For years, Jar Jar Binks has been one of the most talked-about—and often criticized—characters in Star Wars. Ever since his debut in Star Wars: Episode I – The Phantom Menace (1999), the Gungan has been stuck in a reputation that’s been hard to shake: comic relief that didn’t quite land the way George Lucas may have intended.
But in 2026, that narrative is starting to shift in a pretty meaningful way.

A newly released Star Wars comic is quietly changing how fans look at Jar Jar Binks, and while it’s not coming from a blockbuster film or Disney+ series, the implications are surprisingly big—especially when you connect it back to the prequel trilogy.
A Small Change With Big Implications
The story comes from Jar Jar #1, a comic co-written by Ahmed Best, the actor who originally portrayed Jar Jar. That alone gives the project a unique level of credibility, but it’s what the story reveals that really stands out.
According to the comic, Jedi Knight Kelleran Beq—who fans may recognize from The Mandalorian (2019)—had already grown suspicious of Chancellor Palpatine long before the events of Star Wars: Episode III – Revenge of the Sith (2005). Instead of keeping those concerns to himself, Beq shares that information in a way that ultimately reaches Jar Jar.
That’s where things start to change.
Because suddenly, Jar Jar’s role in Star Wars: Episode II – Attack of the Clones (2002)—where he helps grant Palpatine emergency powers—doesn’t look quite as simple as it once did.
Jar Jar Wasn’t Completely in the Dark
For decades, that Senate moment has been viewed as one of the biggest missteps in the Star Wars story. Jar Jar, seen as naïve and easily influenced, unknowingly helps pave the way for the Empire.
But this new interpretation adds a layer that wasn’t there before.
Instead of acting purely out of ignorance, Jar Jar may have had at least some awareness that something wasn’t right. He wasn’t handed all the answers, but he had enough of a warning to question what was happening.

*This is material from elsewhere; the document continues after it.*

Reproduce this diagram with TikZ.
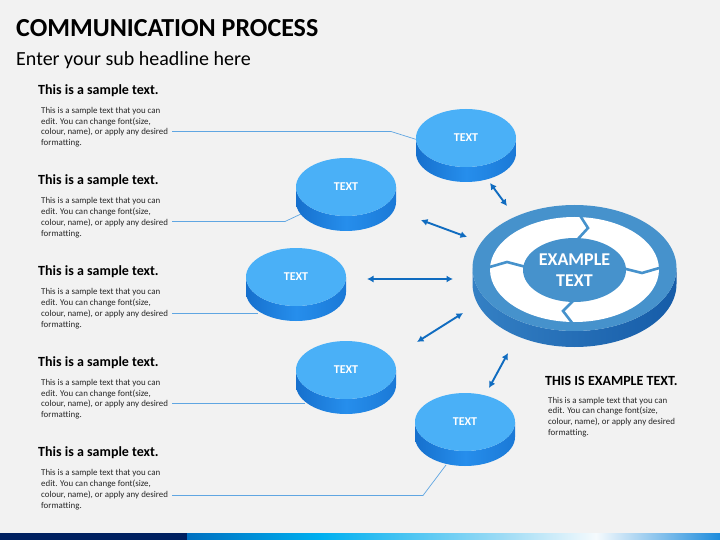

And that changes everything.
Now, that decision becomes less about a lack of intelligence and more about hesitation. About not fully trusting a gut instinct. About being caught in a political moment that moved faster than he could react to.
A More Human Kind of Failure
What makes this shift so interesting is how grounded it feels.
Star Wars has always leaned into big, sweeping themes—good versus evil, light versus dark. But this retcon pulls things back into something more relatable. It suggests that the fall of the Republic wasn’t just the result of a master plan executed perfectly by Palpatine.
It was also shaped by smaller failures along the way.
Jar Jar becomes part of that chain. Not as a joke, but as someone who was in over his head and didn’t act decisively when it mattered most.
That’s a very different character than the one fans met in 1999.
What This Means for the Prequel Trilogy
This update also has ripple effects across the broader Star Wars timeline.
Traditionally, the Jedi Order’s downfall has been explained by their inability to detect Palpatine’s true identity. The moment Anakin reveals the truth in Star Wars: Episode III – Revenge of the Sith (2005) has always been treated as the turning point.
But this comic suggests something else: the warning signs may have been there much earlier.
If Kelleran Beq had already started connecting the dots—and if that information reached Jar Jar—then the failure wasn’t just about being blindsided. It was about not acting on what was already known.
That adds a layer of tragedy to the entire story.

Canon Questions Still Remain
Of course, there’s one big question hanging over all of this: how official is this change?
While Jar Jar #1 is part of the expanding Star Wars storytelling universe, comics don’t always carry the same weight as films or Disney+ series. That means this reinterpretation could exist more as a supplemental layer rather than a full rewrite of canon.
Still, that doesn’t make it any less important.
Even if it never gets referenced on screen, it’s already influencing how fans talk about Jar Jar—and that alone is a big shift.
For a long time, Jar Jar Binks has been an easy target in Star Wars discussions. But this new perspective invites fans to take a second look.
Instead of seeing him as a mistake, it opens the door to viewing him as a tragic figure—someone who played a key role in galactic history without fully understanding the weight of his choices until it was too late.
And in a franchise built on redemption arcs and complicated heroes, that kind of reinterpretation fits right in.
After all these years, Jar Jar Binks might finally be getting the depth fans never expected.